Akademik Veri Yönetim Sistemi
Engineering Science and Technology, an International Journal, cilt.70, 2025 (SCI-Expanded, Scopus)
This study explores the design, manufacturing, and mechanical performance of a polyurethane-based porous component intended for use in robotic gripping applications. A sacrificial molding technique was employed, utilizing 3D-printed polyvinyl alcohol (PVA) lattice structures to form a counter gyroid framework. After infusing the lattice with polyurethane resin and dissolving the PVA in water, a lightweight and flexible gripper structure was obtained. The mechanical behavior of the gripper was evaluated through compression testing at varying temperatures (20 °C, 60 °C, 100 °C, and 140 °C) to analyze its load-bearing capacity, deformation response, and failure mechanisms. The experimental results revealed that while the gripper maintains high mechanical integrity at room temperature, its stiffness and strength decrease significantly with increasing temperature.
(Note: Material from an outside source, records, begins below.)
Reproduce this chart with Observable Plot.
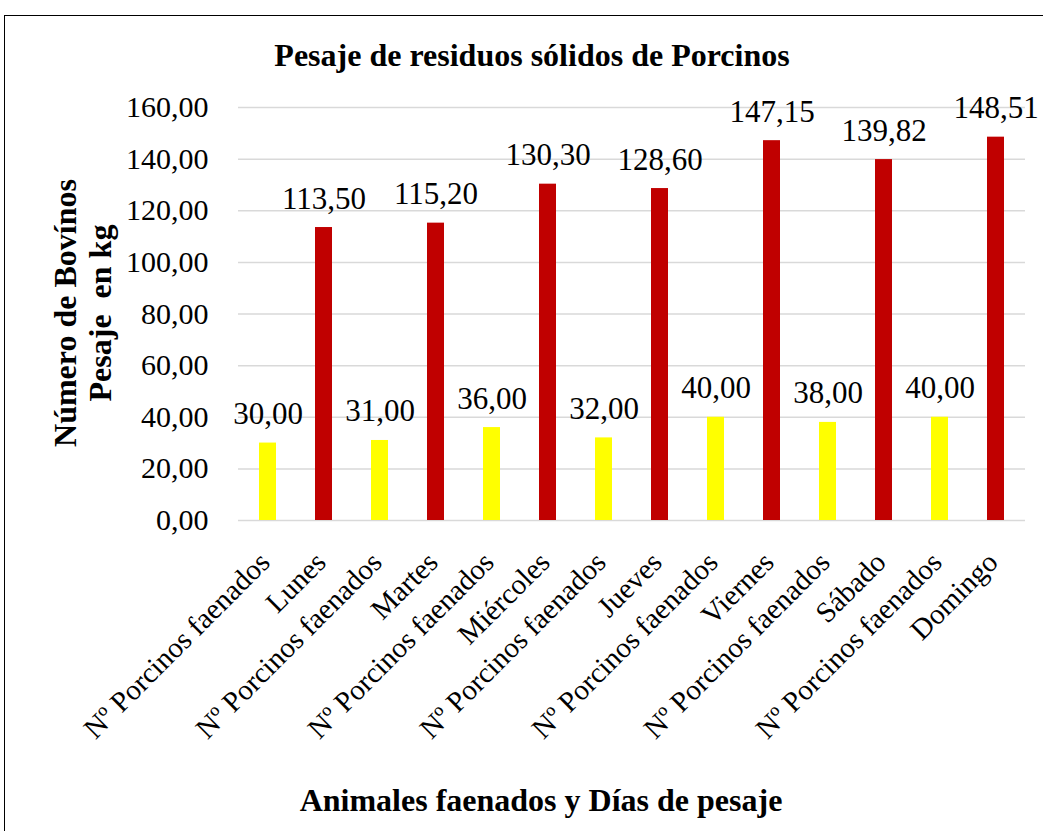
<!DOCTYPE html>
<html>
<head>
<meta charset="utf-8">
<script src="https://cdn.jsdelivr.net/npm/d3@7"></script>
<script src="https://cdn.jsdelivr.net/npm/@observablehq/plot@0.6"></script>
<style>
  html, body { margin: 0; padding: 0; background: #fff; }
  #wrap { position: relative; width: 1043px; height: 831px; overflow: hidden; font-family: "Liberation Serif", "Times New Roman", serif; }
  #frame { position: absolute; left: 4px; top: 15px; width: 1100px; height: 900px; border: 1.5px solid #000; box-sizing: border-box; }
  .t { position: absolute; font-weight: bold; color: #000; white-space: pre; font-size: 32px; line-height: 1; }
  #chart { position: absolute; left: 0; top: 0; }
  #chart svg, #chart svg text { font-family: "Liberation Serif", "Times New Roman", serif !important; }
</style>
</head>
<body>
<div id="wrap">
  <div id="frame"></div>
  <div id="chart"></div>
  <div class="t" id="title" style="left:0;width:1064px;text-align:center;top:39px;">Pesaje de residuos sólidos de Porcinos</div>
  <div class="t" id="xtitle" style="left:0;width:1082px;text-align:center;top:784px;">Animales faenados y Días de pesaje</div>
  <div class="t" id="ytitle" style="left:83px;top:313px;transform:translate(-50%,-50%) rotate(-90deg);text-align:center;line-height:35px;">Número de Bovínos
Pesaje  en kg</div>
</div>
<script>
const categories = ["Nº Porcinos faenados", "Lunes", "Nº Porcinos faenados", "Martes", "Nº Porcinos faenados", "Miércoles", "Nº Porcinos faenados", "Jueves", "Nº Porcinos faenados", "Viernes", "Nº Porcinos faenados", "Sábado", "Nº Porcinos faenados", "Domingo"];
const values = [30.00, 113.50, 31.00, 115.20, 36.00, 130.30, 32.00, 128.60, 40.00, 147.15, 38.00, 139.82, 40.00, 148.51];
const seriesOf = ["porcinos", "pesaje", "porcinos", "pesaje", "porcinos", "pesaje", "porcinos", "pesaje", "porcinos", "pesaje", "porcinos", "pesaje", "porcinos", "pesaje"];
const yTicks = [0, 20, 40, 60, 80, 100, 120, 140, 160];

const data = categories.map((c, i) => ({key: i, label: c, value: values[i], series: seriesOf[i]}));
const fmt = v => v.toFixed(2).replace(".", ",");
const serif = "'Liberation Serif', 'Times New Roman', serif";

const chart = Plot.plot({
  width: 1043,
  height: 831,
  marginTop: 107,
  marginBottom: 311,
  marginLeft: 238,
  marginRight: 18,
  style: {fontFamily: serif, background: "transparent", color: "#000"},
  x: {domain: d3.range(categories.length), paddingInner: 0.69, paddingOuter: 0.345, align: 0.5, label: null, tickFormat: i => categories[i]},
  y: {domain: [0, 160], ticks: yTicks, label: null, tickFormat: fmt},
  color: {domain: ["porcinos", "pesaje"], range: ["#FFFF00", "#C00000"]},
  marks: [
    Plot.ruleY(yTicks, {stroke: "#d9d9d9", strokeWidth: 1.5}),
    Plot.barY(data, {x: "key", y: "value", fill: "series"}),
    Plot.text(data, {x: "key", y: "value", text: d => fmt(d.value), lineAnchor: "bottom", dy: -19, fontSize: 31, fontFamily: serif, fill: "#000"}),
    Plot.axisY({ticks: yTicks, tickFormat: fmt, tickSize: 0, tickPadding: 30, fontSize: 30, fontFamily: serif, label: null}),
    Plot.axisX({tickFormat: i => categories[i], tickSize: 0, tickPadding: 37, dx: -3, tickRotate: -45, fontSize: 29, fontFamily: serif, label: null})
  ]
});
document.getElementById("chart").appendChild(chart);
</script>
</body>
</html>
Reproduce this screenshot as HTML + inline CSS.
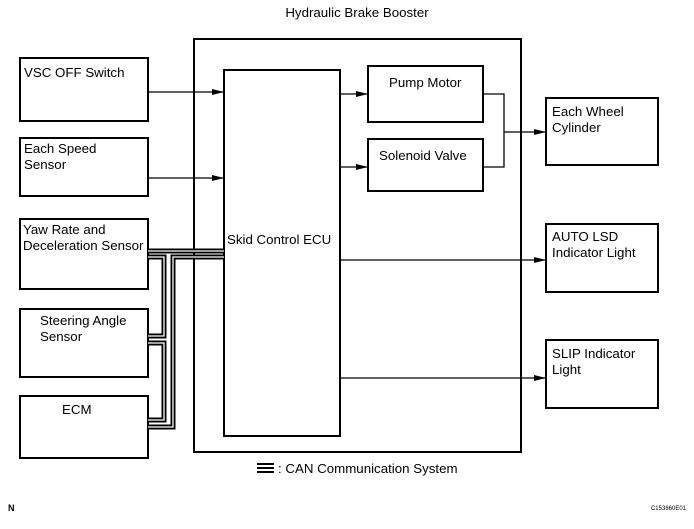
<!DOCTYPE html>
<html><head><style>
body{margin:0;background:#fff;}
svg text{font-family:"Liberation Sans",Arial,sans-serif;fill:#000;}
</style></head><body>
<svg width="694" height="524" viewBox="0 0 694 524" xmlns="http://www.w3.org/2000/svg">
<defs><marker id="a" markerWidth="12" markerHeight="8" refX="12" refY="4" orient="auto" markerUnits="userSpaceOnUse"><path d="M0,1 L12,4 L0,7z" fill="#000"/></marker></defs>
<g fill="none" stroke="#000" stroke-width="2">
<rect x="194" y="39" width="327" height="413"/>
<rect x="224" y="70" width="116" height="366"/>
<rect x="368" y="66" width="115" height="56"/>
<rect x="368" y="139" width="115" height="52"/>
<rect x="546" y="98" width="112" height="67"/>
<rect x="546" y="224" width="112" height="68"/>
<rect x="546" y="340" width="112" height="68"/>
<rect x="20" y="58" width="128" height="63"/>
<rect x="20" y="138" width="128" height="58"/>
<rect x="20" y="219" width="128" height="70"/>
<rect x="20" y="309" width="128" height="68"/>
<rect x="20" y="396" width="128" height="62"/>
</g>
<g stroke="#000" stroke-width="1.3" fill="none">
<line x1="148" y1="92" x2="224" y2="92" marker-end="url(#a)"/>
<line x1="148" y1="178" x2="224" y2="178" marker-end="url(#a)"/>
<line x1="340" y1="94" x2="368" y2="94" marker-end="url(#a)"/>
<line x1="340" y1="167" x2="368" y2="167" marker-end="url(#a)"/>
<polyline points="483,94 504,94 504,167 483,167"/>
<line x1="504" y1="132" x2="546" y2="132" marker-end="url(#a)"/>
<line x1="340" y1="260" x2="546" y2="260" marker-end="url(#a)"/>
<line x1="340" y1="378" x2="546" y2="378" marker-end="url(#a)"/>
</g>
<g fill="none" stroke-linejoin="miter">
<g stroke="#000" stroke-width="5">
<polyline points="148,251 224,251"/>
<polyline points="148,257 164,257 164,336 148,336"/>
<polyline points="148,343 164,343 164,420 148,420"/>
<polyline points="148,427 173,427 173,257 224,257"/>
</g>
<g stroke="#fff" stroke-width="1.3">
<polyline points="148,251 224,251"/>
<polyline points="148,257 164,257 164,336 148,336"/>
<polyline points="148,343 164,343 164,420 148,420"/>
<polyline points="148,427 173,427 173,257 224,257"/>
</g>
</g>
<g font-size="13.3">
<text x="357" y="17" text-anchor="middle">Hydraulic Brake Booster</text>
<text x="24" y="77">VSC OFF Switch</text>
<text x="24" y="153">Each Speed</text>
<text x="24" y="169">Sensor</text>
<text x="23" y="234">Yaw Rate and</text>
<text x="23" y="250">Deceleration Sensor</text>
<text x="40" y="325">Steering Angle</text>
<text x="40" y="341">Sensor</text>
<text x="62" y="414">ECM</text>
<text x="227" y="244">Skid Control ECU</text>
<text x="389" y="87">Pump Motor</text>
<text x="379" y="160">Solenoid Valve</text>
<text x="552" y="116">Each Wheel</text>
<text x="552" y="132">Cylinder</text>
<text x="552" y="241">AUTO LSD</text>
<text x="552" y="257">Indicator Light</text>
<text x="552" y="358">SLIP Indicator</text>
<text x="552" y="374">Light</text>
<text x="278" y="473">: CAN  Communication System</text>
<text x="8" y="511" font-size="9" font-weight="bold">N</text>
<text x="686" y="510" font-size="6" text-anchor="end">C153860E01</text>
</g>
<g stroke="#000" stroke-width="2"><line x1="257" y1="464" x2="274" y2="464"/><line x1="257" y1="468" x2="274" y2="468"/><line x1="257" y1="472" x2="274" y2="472"/></g>
</svg>
</body></html>
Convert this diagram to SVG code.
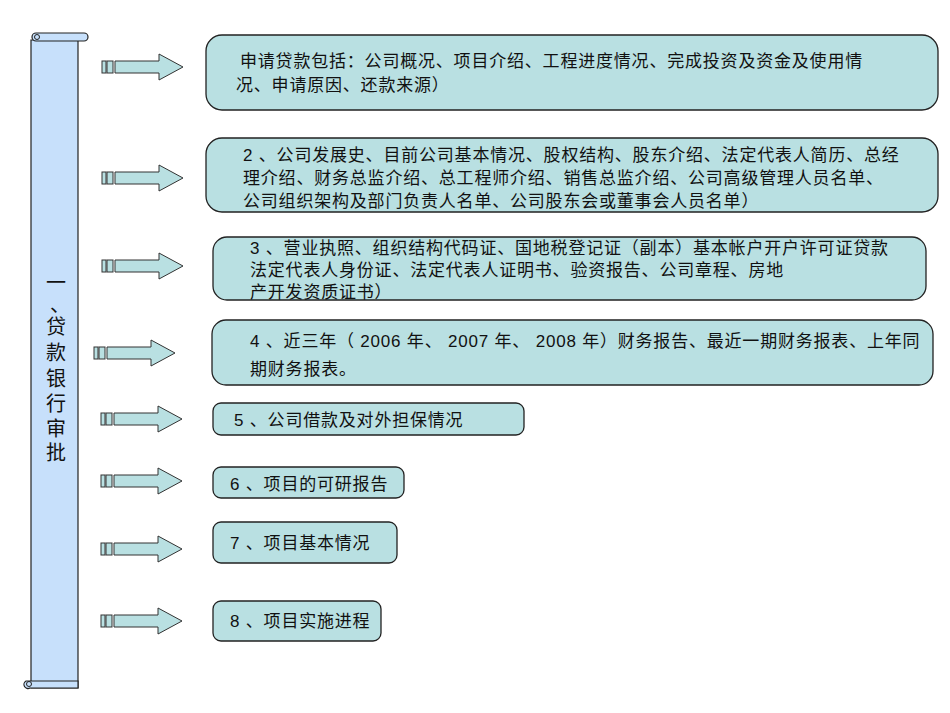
<svg xmlns="http://www.w3.org/2000/svg" xmlns:xlink="http://www.w3.org/1999/xlink" width="950" height="713" viewBox="0 0 950 713">
<style>
.box{fill:#b9e0e2;stroke:#222;stroke-width:1.3}
.t{font-family:"Liberation Sans","Noto Sans CJK SC",sans-serif;font-size:17px;letter-spacing:0.8px;fill:#111}
.v{font-family:"Liberation Sans","Noto Sans CJK SC",sans-serif;font-size:20px;fill:#111}
.ar{fill:#b9e0e2;stroke:#333;stroke-width:1}
</style>
<defs>
<g id="arrow">
<rect class="ar" x="0" y="-6" width="4" height="12"/>
<rect class="ar" x="5" y="-6" width="6" height="12"/>
<path class="ar" d="M13,-6 H57 V-13 L81,0 L57,13 V6 H13 Z"/>
</g>
</defs>
<g id="scroll">
<path d="M31,40 V688 H78 V40 Z" fill="#c7e0fb" stroke="#222" stroke-width="1.2"/>
<path d="M36,33 H84 a4,4 0 0 1 0,8 H36 a4,4 0 0 1 0,-8 Z" fill="#c7e0fb" stroke="#222" stroke-width="1.2"/>
<circle cx="37" cy="37" r="2.5" fill="none" stroke="#222"/>
<path d="M26,681 H78 V688 H30 a3.5,3.5 0 0 1 -4,-7 Z" fill="#c7e0fb" stroke="#222" stroke-width="1.2"/>
<circle cx="29" cy="684" r="2.5" fill="none" stroke="#222"/>
<g class="v" text-anchor="middle">
<text x="56" y="290">一</text><text x="60" y="312">、</text><text x="56" y="334">贷</text><text x="56" y="360">款</text><text x="56" y="386">银</text><text x="56" y="411">行</text><text x="56" y="436">审</text><text x="56" y="460">批</text>
</g>
</g>
<g id="connectors">
<use xlink:href="#arrow" x="102" y="67"/>
<use xlink:href="#arrow" x="102" y="178"/>
<use xlink:href="#arrow" x="102" y="266"/>
<use xlink:href="#arrow" x="94" y="353"/>
<use xlink:href="#arrow" x="101" y="419"/>
<use xlink:href="#arrow" x="101" y="481"/>
<use xlink:href="#arrow" x="101" y="549"/>
<use xlink:href="#arrow" x="101" y="621"/>
</g>
<g id="n1"><rect class="box" x="206" y="35" width="732" height="75" rx="16"/>
<text class="t" x="240" y="67">申请贷款包括：公司概况、项目介绍、工程进度情况、完成投资及资金及使用情</text>
<text class="t" x="236" y="91">况、申请原因、还款来源）</text></g>
<g id="n2"><rect class="box" x="206" y="138" width="732" height="74" rx="16"/>
<text class="t" x="243" y="161">2 、公司发展史、目前公司基本情况、股权结构、股东介绍、法定代表人简历、总经</text>
<text class="t" x="243" y="184">理介绍、财务总监介绍、总工程师介绍、销售总监介绍、公司高级管理人员名单、</text>
<text class="t" x="243" y="207">公司组织架构及部门负责人名单、公司股东会或董事会人员名单）</text></g>
<g id="n3"><rect class="box" x="213" y="237" width="713" height="63" rx="14"/>
<text class="t" x="250" y="254">3 、营业执照、组织结构代码证、国地税登记证（副本）基本帐户开户许可证贷款</text>
<text class="t" x="250" y="276">法定代表人身份证、法定代表人证明书、验资报告、公司章程、房地</text>
<text class="t" x="250" y="298">产开发资质证书）</text></g>
<g id="n4"><rect class="box" x="212" y="320" width="721" height="65" rx="14"/>
<text class="t" x="250" y="347">4 、近三年（ 2006 年、 2007 年、 2008 年）财务报告、最近一期财务报表、上年同</text>
<text class="t" x="250" y="375">期财务报表。</text></g>
<g id="n5"><rect class="box" x="213" y="403" width="311" height="32" rx="8"/>
<text class="t" x="234" y="426">5 、公司借款及对外担保情况</text></g>
<g id="n6"><rect class="box" x="213" y="467" width="191" height="31" rx="8"/>
<text class="t" x="230" y="490">6 、项目的可研报告</text></g>
<g id="n7"><rect class="box" x="213" y="522" width="184" height="41" rx="8"/>
<text class="t" x="230" y="549">7 、项目基本情况</text></g>
<g id="n8"><rect class="box" x="213" y="601" width="168" height="40" rx="8"/>
<text class="t" x="230" y="627">8 、项目实施进程</text></g>
</svg>
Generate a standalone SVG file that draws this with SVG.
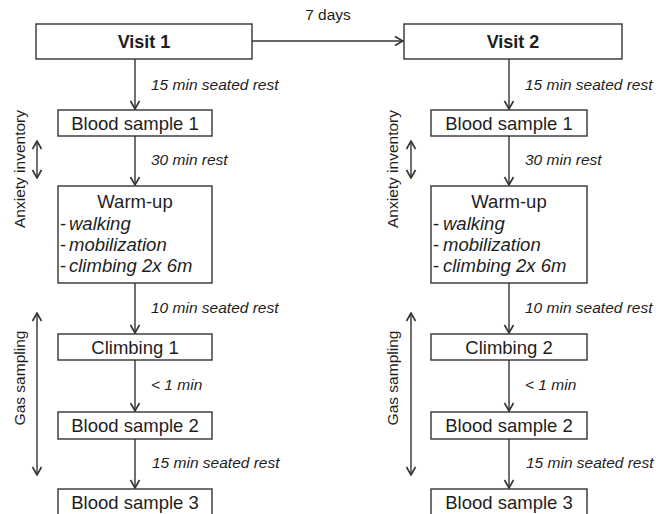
<svg xmlns="http://www.w3.org/2000/svg" width="656" height="514" viewBox="0 0 656 514">
<defs>
<marker id="ah" viewBox="0 0 12 12" refX="11" refY="6" markerWidth="12" markerHeight="12" markerUnits="userSpaceOnUse" orient="auto-start-reverse">
<path d="M3,1.5 L11,6 L3,10.5" fill="none" stroke="#333" stroke-width="1.6"/>
</marker>
<style>
rect{fill:#fff;stroke:#333;stroke-width:1.4}
.ln{stroke:#333;stroke-width:1.4;fill:none}
text{font-family:"Liberation Sans",Arial,sans-serif;fill:#1e1e1e}
.bx{font-size:18.5px;text-anchor:middle}
.vt{font-size:18px;font-weight:bold;text-anchor:middle}
.lb{font-size:15.5px;font-style:italic}
.it{font-size:18.5px;font-style:italic}
.sd{font-size:15.5px;text-anchor:middle}
</style>
</defs>
<g id="connectors">
<line class="ln" x1="252" y1="41" x2="403" y2="41" marker-end="url(#ah)"/>
<line class="ln" x1="135" y1="59" x2="135" y2="109" marker-end="url(#ah)"/>
<line class="ln" x1="135" y1="136" x2="135" y2="185" marker-end="url(#ah)"/>
<line class="ln" x1="135" y1="283" x2="135" y2="333" marker-end="url(#ah)"/>
<line class="ln" x1="135" y1="360" x2="135" y2="411" marker-end="url(#ah)"/>
<line class="ln" x1="135" y1="439" x2="135" y2="488" marker-end="url(#ah)"/>
<line class="ln" x1="509" y1="59" x2="509" y2="109" marker-end="url(#ah)"/>
<line class="ln" x1="509" y1="136" x2="509" y2="185" marker-end="url(#ah)"/>
<line class="ln" x1="509" y1="283" x2="509" y2="333" marker-end="url(#ah)"/>
<line class="ln" x1="509" y1="360" x2="509" y2="411" marker-end="url(#ah)"/>
<line class="ln" x1="509" y1="439" x2="509" y2="488" marker-end="url(#ah)"/>
<line class="ln" x1="37" y1="141" x2="37" y2="178" marker-start="url(#ah)" marker-end="url(#ah)"/>
<line class="ln" x1="37" y1="313" x2="37" y2="475" marker-start="url(#ah)" marker-end="url(#ah)"/>
<line class="ln" x1="411" y1="141" x2="411" y2="178" marker-start="url(#ah)" marker-end="url(#ah)"/>
<line class="ln" x1="411" y1="313" x2="411" y2="475" marker-start="url(#ah)" marker-end="url(#ah)"/>
</g>
<g id="labels">
<text class="lb" x="328" y="20" style="font-style:normal;text-anchor:middle">7 days</text>
<text class="lb" x="151" y="90">15 min seated rest</text>
<text class="lb" x="151" y="165">30 min rest</text>
<text class="lb" x="151" y="313">10 min seated rest</text>
<text class="lb" x="151" y="390">&lt; 1 min</text>
<text class="lb" x="152" y="468">15 min seated rest</text>
<text class="lb" x="525" y="90">15 min seated rest</text>
<text class="lb" x="525" y="165">30 min rest</text>
<text class="lb" x="525" y="313">10 min seated rest</text>
<text class="lb" x="525" y="390">&lt; 1 min</text>
<text class="lb" x="526" y="468">15 min seated rest</text>
<text class="sd" transform="translate(25,169) rotate(-90)">Anxiety inventory</text>
<text class="sd" transform="translate(25,378) rotate(-90)">Gas sampling</text>
<text class="sd" transform="translate(398,169) rotate(-90)">Anxiety inventory</text>
<text class="sd" transform="translate(398,378) rotate(-90)">Gas sampling</text>
</g>
<g id="visit1"><rect x="36" y="24" width="216" height="35"/><text class="vt" x="144" y="48">Visit 1</text></g>
<g id="blood1a"><rect x="58" y="110" width="154" height="26"/><text class="bx" x="135" y="129.5">Blood sample 1</text></g>
<g id="warmup1"><rect x="58" y="186" width="154" height="97"/><text class="bx" x="135" y="208">Warm-up</text>
<text class="bx" x="60" y="230" style="text-anchor:start">-</text><text class="it" x="69" y="230">walking</text>
<text class="bx" x="60" y="251" style="text-anchor:start">-</text><text class="it" x="69" y="251">mobilization</text>
<text class="bx" x="60" y="272" style="text-anchor:start">-</text><text class="it" x="69" y="272">climbing 2x 6m</text></g>
<g id="climb1"><rect x="58" y="334" width="154" height="26"/><text class="bx" x="135" y="353.5">Climbing 1</text></g>
<g id="blood2a"><rect x="58" y="412" width="154" height="27"/><text class="bx" x="135" y="432">Blood sample 2</text></g>
<g id="blood3a"><rect x="58" y="489" width="154" height="30"/><text class="bx" x="135" y="509">Blood sample 3</text></g>
<g id="visit2"><rect x="404" y="24" width="218" height="35"/><text class="vt" x="513" y="48">Visit 2</text></g>
<g id="blood1b"><rect x="431" y="110" width="156" height="26"/><text class="bx" x="509" y="129.5">Blood sample 1</text></g>
<g id="warmup2"><rect x="431" y="186" width="156" height="97"/><text class="bx" x="509" y="208">Warm-up</text>
<text class="bx" x="433" y="230" style="text-anchor:start">-</text><text class="it" x="443" y="230">walking</text>
<text class="bx" x="433" y="251" style="text-anchor:start">-</text><text class="it" x="443" y="251">mobilization</text>
<text class="bx" x="433" y="272" style="text-anchor:start">-</text><text class="it" x="443" y="272">climbing 2x 6m</text></g>
<g id="climb2"><rect x="431" y="334" width="156" height="26"/><text class="bx" x="509" y="353.5">Climbing 2</text></g>
<g id="blood2b"><rect x="431" y="412" width="156" height="27"/><text class="bx" x="509" y="432">Blood sample 2</text></g>
<g id="blood3b"><rect x="431" y="489" width="156" height="30"/><text class="bx" x="509" y="509">Blood sample 3</text></g>
</svg>
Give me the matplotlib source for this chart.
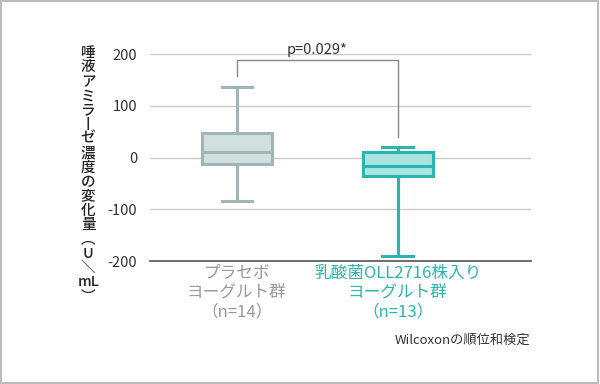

Force-displacement curves, energy absorption analysis, and thermal imaging further demonstrated the gripper's thermal sensitivity and potential application limitations in high-temperature environments. A flame resistance test confirmed the material's low thermal conductivity and partial structural resilience under direct heat exposure, suggesting its potential suitability for handling moderately hot objects or applications involving short-term thermal exposure in industrial and soft robotics settings. Despite its flexibility and adaptability, the gripper's limited thermal stability necessitates further material improvements to extend its usability under sustained high-temperature conditions.